No período entre fevereiro de 2003 e novembro de 2004, não consta que o ex-ministro tenha concedido audiências particulares a grandes bancos como Itaú e HSBC, por exemplo. No entanto, no mesmo período ele recebeu diretores do Banco Rural e do BMG, ambos envolvidos no esquema do mensalão e nos supostos empréstimos feitos pelo empresário Marcos Valério para saldar dívidas de campanha do PT. Recebeu também, em duas ocasiões, diretores do Citibank. Em 18 de setembro de 2003, José Dirceu reuniu-se com Marín e Mike Carpenter, diretor do banco americano. Em 31 de março do ano passado, o ex-ministro esteve novamente com Marín, que desta vez se fazia acompanhar de William Rhodes, vice-presidente internacional do Citibank. Um mês antes do encontro, Dirceu manteve uma longa reunião com Sérgio Rosa, o presidente da Previ e principal defensor do contrato sob suspeita. Quando estiver depondo, Marín terá de explicar o que foi tratado a portas fechadas com o ex-ministro.

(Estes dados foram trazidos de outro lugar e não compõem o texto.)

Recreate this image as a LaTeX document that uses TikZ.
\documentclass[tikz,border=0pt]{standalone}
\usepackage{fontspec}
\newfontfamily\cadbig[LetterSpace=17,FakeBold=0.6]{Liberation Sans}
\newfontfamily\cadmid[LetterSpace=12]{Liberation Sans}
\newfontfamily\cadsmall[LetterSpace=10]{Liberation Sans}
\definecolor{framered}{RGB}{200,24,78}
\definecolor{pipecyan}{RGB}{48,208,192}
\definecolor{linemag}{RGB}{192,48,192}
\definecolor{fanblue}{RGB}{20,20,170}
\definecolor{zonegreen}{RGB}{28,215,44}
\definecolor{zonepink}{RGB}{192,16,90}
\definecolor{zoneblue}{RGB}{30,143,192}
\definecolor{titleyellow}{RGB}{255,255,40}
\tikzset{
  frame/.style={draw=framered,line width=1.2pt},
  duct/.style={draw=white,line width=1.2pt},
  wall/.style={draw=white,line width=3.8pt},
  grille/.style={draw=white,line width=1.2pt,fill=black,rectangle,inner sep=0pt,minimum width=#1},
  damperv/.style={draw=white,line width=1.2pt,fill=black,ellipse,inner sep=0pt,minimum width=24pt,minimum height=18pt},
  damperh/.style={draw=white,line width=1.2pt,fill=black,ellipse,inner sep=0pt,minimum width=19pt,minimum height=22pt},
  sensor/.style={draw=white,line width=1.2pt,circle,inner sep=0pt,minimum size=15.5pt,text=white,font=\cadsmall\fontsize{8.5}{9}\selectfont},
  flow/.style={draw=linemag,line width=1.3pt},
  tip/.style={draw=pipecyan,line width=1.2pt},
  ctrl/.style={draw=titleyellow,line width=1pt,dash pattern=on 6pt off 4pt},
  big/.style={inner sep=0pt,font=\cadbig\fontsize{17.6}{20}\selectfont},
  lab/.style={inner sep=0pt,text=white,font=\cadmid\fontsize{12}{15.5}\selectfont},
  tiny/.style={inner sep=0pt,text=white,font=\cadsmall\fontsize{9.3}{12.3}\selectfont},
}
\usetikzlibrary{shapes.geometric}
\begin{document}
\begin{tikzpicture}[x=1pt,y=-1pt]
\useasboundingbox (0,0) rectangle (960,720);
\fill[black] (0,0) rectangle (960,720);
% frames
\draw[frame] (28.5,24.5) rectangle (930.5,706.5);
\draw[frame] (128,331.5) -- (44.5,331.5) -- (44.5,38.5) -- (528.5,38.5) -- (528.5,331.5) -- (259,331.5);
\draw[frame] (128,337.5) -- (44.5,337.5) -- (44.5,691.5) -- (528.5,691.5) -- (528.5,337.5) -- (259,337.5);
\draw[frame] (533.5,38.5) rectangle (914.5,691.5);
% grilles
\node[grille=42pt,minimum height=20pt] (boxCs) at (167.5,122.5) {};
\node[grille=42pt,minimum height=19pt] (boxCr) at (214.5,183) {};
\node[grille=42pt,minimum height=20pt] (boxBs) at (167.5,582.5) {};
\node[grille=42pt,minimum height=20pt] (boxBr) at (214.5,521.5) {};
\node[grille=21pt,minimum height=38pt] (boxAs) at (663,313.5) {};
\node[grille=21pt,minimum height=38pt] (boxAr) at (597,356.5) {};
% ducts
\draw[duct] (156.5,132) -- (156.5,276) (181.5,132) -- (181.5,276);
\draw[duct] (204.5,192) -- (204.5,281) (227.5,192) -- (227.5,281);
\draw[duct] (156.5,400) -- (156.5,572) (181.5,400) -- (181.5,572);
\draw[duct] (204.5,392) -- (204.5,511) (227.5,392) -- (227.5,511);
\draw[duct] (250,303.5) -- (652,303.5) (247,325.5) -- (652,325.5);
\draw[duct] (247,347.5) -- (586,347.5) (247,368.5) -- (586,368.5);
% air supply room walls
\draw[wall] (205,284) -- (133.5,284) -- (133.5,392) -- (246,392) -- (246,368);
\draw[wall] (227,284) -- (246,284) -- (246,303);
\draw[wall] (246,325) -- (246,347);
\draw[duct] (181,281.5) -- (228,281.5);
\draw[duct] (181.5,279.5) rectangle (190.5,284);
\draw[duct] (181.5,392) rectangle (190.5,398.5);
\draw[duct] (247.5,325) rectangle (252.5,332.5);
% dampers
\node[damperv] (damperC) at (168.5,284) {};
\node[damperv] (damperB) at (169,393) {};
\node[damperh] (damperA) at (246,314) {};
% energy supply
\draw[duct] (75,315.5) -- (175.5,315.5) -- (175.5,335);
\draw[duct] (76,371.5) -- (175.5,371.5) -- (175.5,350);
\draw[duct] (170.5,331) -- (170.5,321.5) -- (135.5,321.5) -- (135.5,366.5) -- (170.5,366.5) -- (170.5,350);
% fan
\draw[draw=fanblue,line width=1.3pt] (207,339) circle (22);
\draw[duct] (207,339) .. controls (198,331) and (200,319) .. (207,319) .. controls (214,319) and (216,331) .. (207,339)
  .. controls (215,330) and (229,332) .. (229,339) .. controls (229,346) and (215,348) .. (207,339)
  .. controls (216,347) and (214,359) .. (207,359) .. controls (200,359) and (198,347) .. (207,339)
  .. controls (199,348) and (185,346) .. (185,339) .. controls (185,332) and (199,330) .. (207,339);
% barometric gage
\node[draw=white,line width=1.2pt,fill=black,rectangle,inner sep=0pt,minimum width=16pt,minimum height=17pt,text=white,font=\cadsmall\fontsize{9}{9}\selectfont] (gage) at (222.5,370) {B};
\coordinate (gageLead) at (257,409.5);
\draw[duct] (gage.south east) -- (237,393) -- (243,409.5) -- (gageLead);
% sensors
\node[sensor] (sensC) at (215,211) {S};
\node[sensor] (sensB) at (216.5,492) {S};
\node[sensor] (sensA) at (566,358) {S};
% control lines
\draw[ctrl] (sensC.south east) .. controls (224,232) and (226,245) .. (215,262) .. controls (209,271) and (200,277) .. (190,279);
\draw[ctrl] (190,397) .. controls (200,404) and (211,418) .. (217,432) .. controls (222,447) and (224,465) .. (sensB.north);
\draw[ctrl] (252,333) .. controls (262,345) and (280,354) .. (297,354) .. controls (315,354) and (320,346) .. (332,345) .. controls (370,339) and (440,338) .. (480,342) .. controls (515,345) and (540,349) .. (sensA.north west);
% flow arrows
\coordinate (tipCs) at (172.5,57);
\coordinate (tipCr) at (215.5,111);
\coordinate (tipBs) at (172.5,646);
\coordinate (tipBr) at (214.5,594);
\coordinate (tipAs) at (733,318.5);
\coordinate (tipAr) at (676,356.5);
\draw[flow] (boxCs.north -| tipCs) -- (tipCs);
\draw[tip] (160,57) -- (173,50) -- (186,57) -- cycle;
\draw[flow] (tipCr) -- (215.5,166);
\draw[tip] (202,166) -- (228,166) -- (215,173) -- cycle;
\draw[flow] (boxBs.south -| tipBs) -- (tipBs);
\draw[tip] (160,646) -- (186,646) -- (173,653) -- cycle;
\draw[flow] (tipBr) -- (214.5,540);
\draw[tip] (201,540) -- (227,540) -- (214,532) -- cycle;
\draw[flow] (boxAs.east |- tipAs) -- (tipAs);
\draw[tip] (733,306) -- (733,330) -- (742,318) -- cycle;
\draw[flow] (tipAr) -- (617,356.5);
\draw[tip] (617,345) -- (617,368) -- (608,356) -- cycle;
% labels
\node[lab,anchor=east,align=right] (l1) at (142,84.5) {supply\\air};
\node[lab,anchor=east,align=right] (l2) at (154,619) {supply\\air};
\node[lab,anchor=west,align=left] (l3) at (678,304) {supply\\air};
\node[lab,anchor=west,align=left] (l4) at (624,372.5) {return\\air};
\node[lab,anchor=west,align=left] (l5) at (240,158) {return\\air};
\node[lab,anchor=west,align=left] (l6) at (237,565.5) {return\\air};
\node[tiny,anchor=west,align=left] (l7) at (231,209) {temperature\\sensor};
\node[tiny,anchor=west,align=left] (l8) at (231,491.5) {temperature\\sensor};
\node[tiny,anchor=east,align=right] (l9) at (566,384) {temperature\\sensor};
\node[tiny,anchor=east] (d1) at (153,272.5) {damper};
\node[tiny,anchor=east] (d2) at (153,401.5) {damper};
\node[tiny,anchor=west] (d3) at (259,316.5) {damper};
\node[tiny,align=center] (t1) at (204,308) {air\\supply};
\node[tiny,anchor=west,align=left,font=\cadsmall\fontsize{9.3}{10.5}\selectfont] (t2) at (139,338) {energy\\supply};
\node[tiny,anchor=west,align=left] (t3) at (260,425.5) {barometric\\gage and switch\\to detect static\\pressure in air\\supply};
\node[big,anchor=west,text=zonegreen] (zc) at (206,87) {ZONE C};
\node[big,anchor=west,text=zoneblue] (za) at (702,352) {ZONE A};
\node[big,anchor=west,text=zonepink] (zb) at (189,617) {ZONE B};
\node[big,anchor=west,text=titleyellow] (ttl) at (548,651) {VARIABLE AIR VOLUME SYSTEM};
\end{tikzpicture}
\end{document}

TCU – No Tribunal de Contas da União, o contrato entre o Citi e os fundos de pensão também foi condenado. E o comportamento dos gestores da Previ, do Petros e da Funcef novamente se equiparou ao de alguém que afunda em areia movediça. Como noticiado por ISTOÉ, em 15 de agosto, o ministro Benjamin Zymler, do TCU, assinou despacho liminar determinando que os fundos de pensão não pratiquem nenhum ato relativo ao contrato até que o mérito do mesmo seja inteiramente julgado pelo tribunal. Uma semana depois, os fundos, por intermédio do Banco do Brasil, da Petrobras e da Caixa Econômica Federal, entraram com um recurso (agravo) buscando tornar sem efeito a liminar. Na quarta-feira 24 de agosto, o ministro Zymler fez novo despacho, mais uma vez cancelando os efeitos do polêmico contrato.

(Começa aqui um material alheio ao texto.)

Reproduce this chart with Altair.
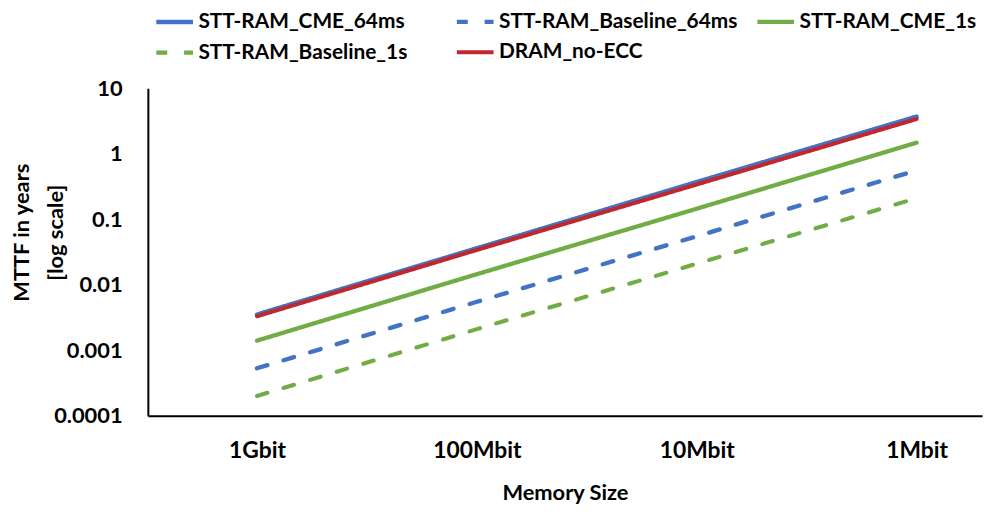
import altair as alt
import pandas as pd

sizes = ["1Gbit", "100Mbit", "10Mbit", "1Mbit"]
series = ["STT-RAM_CME_64ms", "STT-RAM_Baseline_64ms", "STT-RAM_CME_1s",
          "STT-RAM_Baseline_1s", "DRAM_no-ECC"]
cme_64ms = [0.0035, 0.036, 0.37, 3.7]
baseline_64ms = [0.00053, 0.0055, 0.055, 0.56]
cme_1s = [0.0014, 0.0145, 0.145, 1.48]
baseline_1s = [0.0002, 0.0021, 0.021, 0.21]
dram = [0.0033, 0.034, 0.34, 3.4]
y_ticks = [0.0001, 0.001, 0.01, 0.1, 1, 10]

colors = ["#4472C4", "#4472C4", "#70AD47", "#70AD47", "#C0282D"]
dashes = [[1, 0], [11, 17], [1, 0], [11, 17], [1, 0]]
widths = [4.5, 4, 4, 4, 2.5]

values = [cme_64ms, baseline_64ms, cme_1s, baseline_1s, dram]
rows = []
for si, (name, vals) in enumerate(zip(series, values)):
    for xi, (s, v) in enumerate(zip(sizes, vals)):
        rows.append({"series": name, "size": s, "mttf": v, "order": si})
df = pd.DataFrame(rows)

FONT = "Lato"

chart = alt.Chart(df).mark_line(strokeCap="round").encode(
    x=alt.X("size:N", sort=sizes,
            scale=alt.Scale(type="point", padding=0.397, align=0.625),
            axis=alt.Axis(title="Memory Size", labelAngle=0, ticks=False,
                          domainColor="black", domainWidth=2,
                          labelFont=FONT, labelFontWeight="bold", labelFontSize=23,
                          labelColor="black", labelPadding=24,
                          titleFont=FONT, titleFontWeight="bold", titleFontSize=22,
                          titleColor="black", titlePadding=20)),
    y=alt.Y("mttf:Q",
            scale=alt.Scale(type="log", domain=[0.0001, 10], nice=False),
            axis=alt.Axis(values=y_ticks, format="~g", ticks=False, grid=False,
                          domainColor="black", domainWidth=2,
                          labelFont=FONT, labelFontWeight="bold", labelFontSize=22,
                          labelColor="black", labelPadding=26,
                          title=["MTTF in years", "[log scale]"],
                          titleFont=FONT, titleFontWeight="bold", titleFontSize=22,
                          titleColor="black", titleAngle=270, titleAlign="center",
                          titleBaseline="alphabetic", titleLineHeight=34,
                          titleX=-120, titleY=145)),
    color=alt.Color("series:N", scale=alt.Scale(domain=series, range=colors),
                    legend=alt.Legend(orient="none", legendX=6, legendY=-88,
                                      direction="horizontal", columns=3, title=None,
                                      labelFont=FONT, labelFontWeight="bold",
                                      labelFontSize=21, labelColor="black",
                                      symbolType="stroke", symbolSize=1369,
                                      gridAlign="all",
                                      columnPadding=10, rowPadding=0,
                                      labelOffset=3, labelLimit=400, padding=0)),
    strokeDash=alt.StrokeDash("series:N", scale=alt.Scale(domain=series, range=dashes)),
    strokeWidth=alt.StrokeWidth("series:N", scale=alt.Scale(domain=series, range=widths)),
    order=alt.Order("order:Q"),
    detail="series:N",
).properties(
    width=841, height=330,
    autosize=alt.AutoSizeParams(type="none"),
    padding={"left": 141, "top": 79, "right": 8, "bottom": 90},
).configure_view(stroke="transparent")

chart.save("out.html", embed_options={"renderer": "svg", "actions": False})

“… ante a existência de notícias nos autos de potencial prejuízo aos cofres dos multicitados fundos de pensão, uma vez que o acordo ‘put’ (contrato) previsto entre esses fundos e o Citigroup encontra-se majorado em aproximadamente 240% sobre o valor real das ações da Brasil Telecom …. defiro medida cautelar a fim de que esses fundos abstenham-se de celebrar o mencionado acordo ou, se já houver sido celebrado, que não pratiquem nenhum ato a ele referente”, escreveu o ministro,
em despacho composto de quatro páginas.

A decisão do ministro do TCU não surpreendeu os parlamentares que têm investigado as relações dos fundos de pensão com o Citibank. O que mais chamou a atenção foi o fato de o recurso ter sido encaminhado pelos próprios fundos ou seus patrocinadores, e não pelo Citi, que seria o maior prejudicado com o não-cumprimento do contrato. “O ministro toma uma decisão desobrigando alguém de comprar algo com um sobrepreço e quem reclama não é o futuro vendedor, mas o futuro comprador. Isso não é plausível”, pondera o senador Heráclito Fortes (PFL-PI).

Argumentos frágeis – Na CPI, os presidentes dos fundos de pensão recorreram a argumentos técnicos para tentar explicar o contrato. Tentaram negar o sobrepreço, alegando que essas ações se traduzem em controle da Brasil Telecom e que as mesmas ações receberam propostas de compra tanto do Grupo Opportunity quanto da Telecom Italia com valores próximos ao que está estipulado no contrato. Não disseram, porém, que ambas as propostas não traziam dinheiro do contribuinte nem tiveram como contrapor a fatos concretos que não há técnica capaz de desmontar. São eles: 1) em julho de 1998, os fundos pagaram R$ 32 por cada lote de mil ações da Brasil Telecom; 2) em março deste ano, quando o contrato com o Citi foi assinado, cada lote de mil ações da Brasil Telecom valia R$ 23,50 na Bolsa de Valores de São Paulo; e 3) o contrato determina que os fundos deverão pagar pelas ações em poder do Citi R$ 90 por lote de mil.